I grew up in a small town

I grew up in a small town.
it certainly wasn’t a perfect place
but there was something there that
set it apart from “The City”
a thing called “eye-contact”
I certainly didn’t know
everybody in town
but more often than not
the people I passed were,
if not friends,
at least familiar faces.
If “hellos” were note exchanged,
there was at least a wave or a nod
that acknowledged the other’s presence.

Now I live in “The City”
where the modus operandi is
keep your head down, and
certainly DON’T look a complete stranger
in the eye

And so we walk alone
absorbed in our own thoughts
and ignore the fact that
there are others around us who have
their own hopes, desires, struggles, regrets

So one of these days, when I work up the courage
(and when I have someone behind me
with a hidden video camera)
I’m gonna walk down a busy sidewalk
and with every person that is coming the other way,
I’m gonna raise up my hand and say, “HI FIVE!!”

Then I’m gonna go home,
watch the video,
and laugh myself silly
at the confused looks,
the surprised looks,
and hopefully…
…at least a few smiles!


I couldn’t resist writing a second poem for the “City” prompt over at dVerse.

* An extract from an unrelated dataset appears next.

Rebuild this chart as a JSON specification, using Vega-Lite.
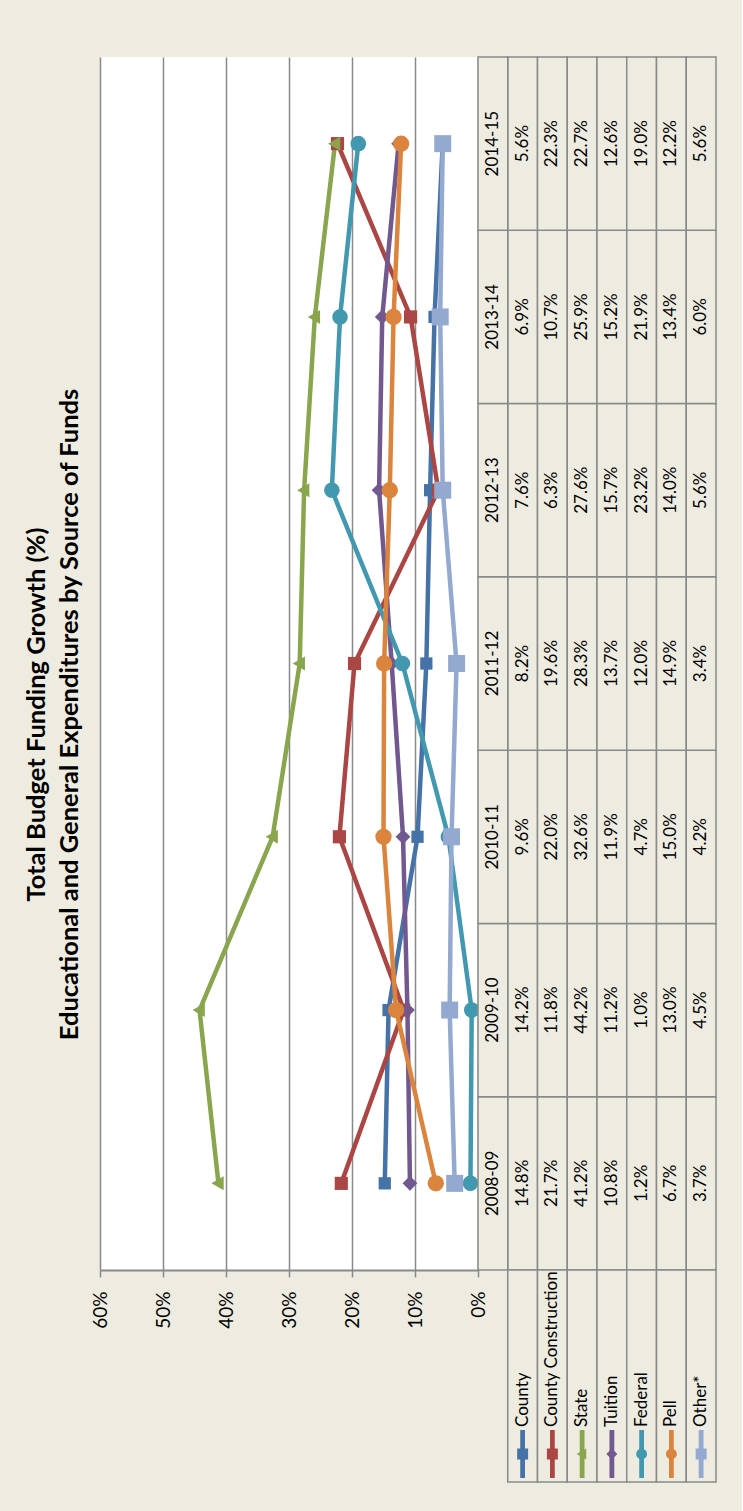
{
  "$schema": "https://vega.github.io/schema/vega-lite/v6.json",
  "background": "#EEECE1",
  "padding": {"left": 24, "top": 56, "right": 25, "bottom": 28},
  "config": {
    "view": {"stroke": null},
    "font": "Lato",
    "concat": {"spacing": 0}
  },
  "title": {
    "text": ["Total Budget Funding Growth (%)", "Educational and General Expenditures by Source of Funds"],
    "orient": "left",
    "anchor": "middle",
    "font": "Lato",
    "fontSize": 25.5,
    "fontWeight": "bold",
    "color": "#000000",
    "lineHeight": 33,
    "offset": 8,
    "dx": 55
  },
  "datasets": {
    "growth": [
      {"year": "2008-09", "series": "County", "value": 14.8},
      {"year": "2008-09", "series": "County Construction", "value": 21.7},
      {"year": "2008-09", "series": "State", "value": 41.2},
      {"year": "2008-09", "series": "Tuition", "value": 10.8},
      {"year": "2008-09", "series": "Federal", "value": 1.2},
      {"year": "2008-09", "series": "Pell", "value": 6.7},
      {"year": "2008-09", "series": "Other*", "value": 3.7},
      {"year": "2009-10", "series": "County", "value": 14.2},
      {"year": "2009-10", "series": "County Construction", "value": 11.8},
      {"year": "2009-10", "series": "State", "value": 44.2},
      {"year": "2009-10", "series": "Tuition", "value": 11.2},
      {"year": "2009-10", "series": "Federal", "value": 1.0},
      {"year": "2009-10", "series": "Pell", "value": 13.0},
      {"year": "2009-10", "series": "Other*", "value": 4.5},
      {"year": "2010-11", "series": "County", "value": 9.6},
      {"year": "2010-11", "series": "County Construction", "value": 22.0},
      {"year": "2010-11", "series": "State", "value": 32.6},
      {"year": "2010-11", "series": "Tuition", "value": 11.9},
      {"year": "2010-11", "series": "Federal", "value": 4.7},
      {"year": "2010-11", "series": "Pell", "value": 15.0},
      {"year": "2010-11", "series": "Other*", "value": 4.2},
      {"year": "2011-12", "series": "County", "value": 8.2},
      {"year": "2011-12", "series": "County Construction", "value": 19.6},
      {"year": "2011-12", "series": "State", "value": 28.3},
      {"year": "2011-12", "series": "Tuition", "value": 13.7},
      {"year": "2011-12", "series": "Federal", "value": 12.0},
      {"year": "2011-12", "series": "Pell", "value": 14.9},
      {"year": "2011-12", "series": "Other*", "value": 3.4},
      {"year": "2012-13", "series": "County", "value": 7.6},
      {"year": "2012-13", "series": "County Construction", "value": 6.3},
      {"year": "2012-13", "series": "State", "value": 27.6},
      {"year": "2012-13", "series": "Tuition", "value": 15.7},
      {"year": "2012-13", "series": "Federal", "value": 23.2},
      {"year": "2012-13", "series": "Pell", "value": 14.0},
      {"year": "2012-13", "series": "Other*", "value": 5.6},
      {"year": "2013-14", "series": "County", "value": 6.9},
      {"year": "2013-14", "series": "County Construction", "value": 10.7},
      {"year": "2013-14", "series": "State", "value": 25.9},
      {"year": "2013-14", "series": "Tuition", "value": 15.2},
      {"year": "2013-14", "series": "Federal", "value": 21.9},
      {"year": "2013-14", "series": "Pell", "value": 13.4},
      {"year": "2013-14", "series": "Other*", "value": 6.0},
      {"year": "2014-15", "series": "County", "value": 5.6},
      {"year": "2014-15", "series": "County Construction", "value": 22.3},
      {"year": "2014-15", "series": "State", "value": 22.7},
      {"year": "2014-15", "series": "Tuition", "value": 12.6},
      {"year": "2014-15", "series": "Federal", "value": 19.0},
      {"year": "2014-15", "series": "Pell", "value": 12.2},
      {"year": "2014-15", "series": "Other*", "value": 5.6}
    ]
  },
  "spacing": 0,
  "bounds": "flush",
  "resolve": {"scale": {"x": "independent", "y": "independent", "color": "independent", "shape": "independent", "size": "independent"}},
  "hconcat": [
    {
      "width": 378,
      "height": 1213,
      "view": {"fill": "#FFFFFF", "stroke": null},
      "data": {"name": "growth"},
      "encoding": {
        "x": {
          "field": "value",
          "type": "quantitative",
          "scale": {"domain": [0, 60], "reverse": true, "nice": false},
          "axis": {
            "orient": "bottom",
            "values": [0, 10, 20, 30, 40, 50, 60],
            "labelExpr": "datum.value + '%'",
            "labelAngle": 270,
            "labelFont": "Lato",
            "labelFontSize": 19,
            "labelColor": "#000000",
            "labelPadding": 14,
            "labelFlush": false,
            "labelOverlap": false,
            "tickSize": 7,
            "tickColor": "#898989",
            "tickWidth": 1.5,
            "domainColor": "#898989",
            "domainWidth": 2,
            "grid": true,
            "gridColor": "#898989",
            "gridWidth": 1.5,
            "title": null
          }
        },
        "y": {"field": "year", "type": "ordinal", "sort": "descending", "axis": null},
        "color": {
          "field": "series",
          "type": "nominal",
          "scale": {
            "domain": ["County", "County Construction", "State", "Tuition", "Federal", "Pell", "Other*"],
            "range": ["#4572A7", "#AA4643", "#89A54E", "#71588F", "#4198AF", "#DB843D", "#93A9CF"]
          },
          "legend": null
        }
      },
      "layer": [
        {
          "mark": {"type": "line", "strokeWidth": 4.5},
          "encoding": {"order": {"field": "year", "type": "ordinal"}}
        },
        {
          "mark": {"type": "point", "filled": true, "opacity": 1},
          "encoding": {
            "shape": {
              "field": "series",
              "type": "nominal",
              "scale": {
                "domain": ["County", "County Construction", "State", "Tuition", "Federal", "Pell", "Other*"],
                "range": ["square", "square", "M-1,0L0.75,-1L0.75,1Z", "diamond", "circle", "circle", "square"]
              },
              "legend": null
            },
            "size": {
              "field": "series",
              "type": "nominal",
              "scale": {
                "domain": ["County", "County Construction", "State", "Tuition", "Federal", "Pell", "Other*"],
                "range": [150, 289, 361, 225, 225, 289, 196]
              },
              "legend": null
            }
          }
        }
      ]
    },
    {
      "spacing": 0,
      "bounds": "flush",
      "resolve": {"scale": {"x": "independent", "y": "independent", "color": "independent", "shape": "independent", "size": "independent"}},
      "vconcat": [
        {
          "width": 238,
          "height": 1213,
          "encoding": {
            "x": {
              "field": "series",
              "type": "nominal",
              "scale": {
                "domain": ["yr", "County", "County Construction", "State", "Tuition", "Federal", "Pell", "Other*"],
                "paddingInner": 0,
                "paddingOuter": 0
              },
              "axis": null
            },
            "y": {
              "field": "year",
              "type": "ordinal",
              "sort": "descending",
              "scale": {"paddingInner": 0, "paddingOuter": 0},
              "axis": null
            }
          },
          "layer": [
            {
              "data": {"name": "growth"},
              "transform": [{"calculate": "format(datum.value, '.1f') + '%'", "as": "label"}],
              "layer": [
                {"mark": {"type": "rect", "fill": "#EEECE1", "stroke": "#898989", "strokeWidth": 1.5}},
                {
                  "mark": {"type": "text", "angle": 270, "align": "center", "baseline": "middle", "font": "Lato", "fontSize": 17, "color": "#000000"},
                  "encoding": {"text": {"field": "label"}}
                }
              ]
            },
            {
              "data": {"name": "growth"},
              "transform": [
                {"aggregate": [{"op": "count", "as": "n"}], "groupby": ["year"]},
                {"calculate": "'yr'", "as": "series"}
              ],
              "layer": [
                {"mark": {"type": "rect", "fill": "#EEECE1", "stroke": "#898989", "strokeWidth": 1.5}},
                {
                  "mark": {"type": "text", "angle": 270, "align": "center", "baseline": "middle", "font": "Lato", "fontSize": 17, "color": "#000000"},
                  "encoding": {"text": {"field": "year"}}
                }
              ]
            }
          ]
        },
        {
          "width": 238,
          "height": 212,
          "data": {"name": "growth"},
          "transform": [{"aggregate": [{"op": "count", "as": "n"}], "groupby": ["series"]}],
          "encoding": {
            "x": {
              "field": "series",
              "type": "nominal",
              "scale": {
                "domain": ["yr", "County", "County Construction", "State", "Tuition", "Federal", "Pell", "Other*"],
                "paddingInner": 0,
                "paddingOuter": 0
              },
              "axis": null
            }
          },
          "layer": [
            {"mark": {"type": "rect", "fill": "#EEECE1", "stroke": "#898989", "strokeWidth": 1.5}},
            {
              "mark": {"type": "text", "angle": 270, "align": "left", "baseline": "middle", "dx": -51, "font": "Lato", "fontSize": 17, "color": "#000000"},
              "encoding": {"text": {"field": "series"}}
            },
            {
              "mark": {"type": "point", "filled": true, "opacity": 1, "yOffset": 78, "size": 2304, "shape": "M-0.1,-1H0.1V1H-0.1Z"},
              "encoding": {
                "color": {
                  "field": "series",
                  "type": "nominal",
                  "scale": {
                    "domain": ["County", "County Construction", "State", "Tuition", "Federal", "Pell", "Other*"],
                    "range": ["#4572A7", "#AA4643", "#89A54E", "#71588F", "#4198AF", "#DB843D", "#93A9CF"]
                  },
                  "legend": null
                }
              }
            },
            {
              "mark": {"type": "point", "filled": true, "opacity": 1, "yOffset": 78},
              "encoding": {
                "color": {
                  "field": "series",
                  "type": "nominal",
                  "scale": {
                    "domain": ["County", "County Construction", "State", "Tuition", "Federal", "Pell", "Other*"],
                    "range": ["#4572A7", "#AA4643", "#89A54E", "#71588F", "#4198AF", "#DB843D", "#93A9CF"]
                  },
                  "legend": null
                },
                "shape": {
                  "field": "series",
                  "type": "nominal",
                  "scale": {
                    "domain": ["County", "County Construction", "State", "Tuition", "Federal", "Pell", "Other*"],
                    "range": ["square", "square", "M-1,0L0.75,-1L0.75,1Z", "diamond", "circle", "circle", "square"]
                  },
                  "legend": null
                },
                "size": {
                  "field": "series",
                  "type": "nominal",
                  "scale": {
                    "domain": ["County", "County Construction", "State", "Tuition", "Federal", "Pell", "Other*"],
                    "range": [120, 120, 120, 100, 120, 130, 120]
                  },
                  "legend": null
                }
              }
            }
          ]
        }
      ]
    }
  ]
}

9 thoughts on “I grew up in a small town

  1. Read both and enjoyed both. I can understand how you are in each setting. In the south you do need to show some identifying voice or eye contact, or else be considered rude. Did you ever notice how people not from an area almost have a heart attack if you recognize their presence with a hello, hey, hi? All truth in these two poems.

  2. I am sure you would receive a few surprised looks indeed, but hopefully people would enjoy…..and smile. And who knows, they might continue on doing the same. What a nice tradition to start.

  3. Good one Bryan, yes I know that place. But in the early morning when I go for a walk it is etiquette to say hello to fellow walkers, the same people you will probably ignore later in the day.

  4. haha i hope you do…and i hope you share the video…that would shock some people for sure…with so many others around it becomes so easy to be anonymous…and in doing that we lose a bit of our heart as well…the connection we have with others….

    hi five!

  5. I love this especially because my son, who is delightfully Outside the Box, delights in greeting passersby with huge waves and smiles, with “Say Yes, Yes, Yes to Life!” and with all manner of effusive warmth. Some people are very uncomfortable and skitter away. But I am always amazed at how many more, after a startled moment, respond with smiles. People in big cities are starved for connection.

  6. i grew up in new york city, so i know what you mean about no eye contact, but there is eye contact, if you want it. it’s always there. but when you’re a kid, no, you don’t know how to do it. guess it makes for good leadership skills.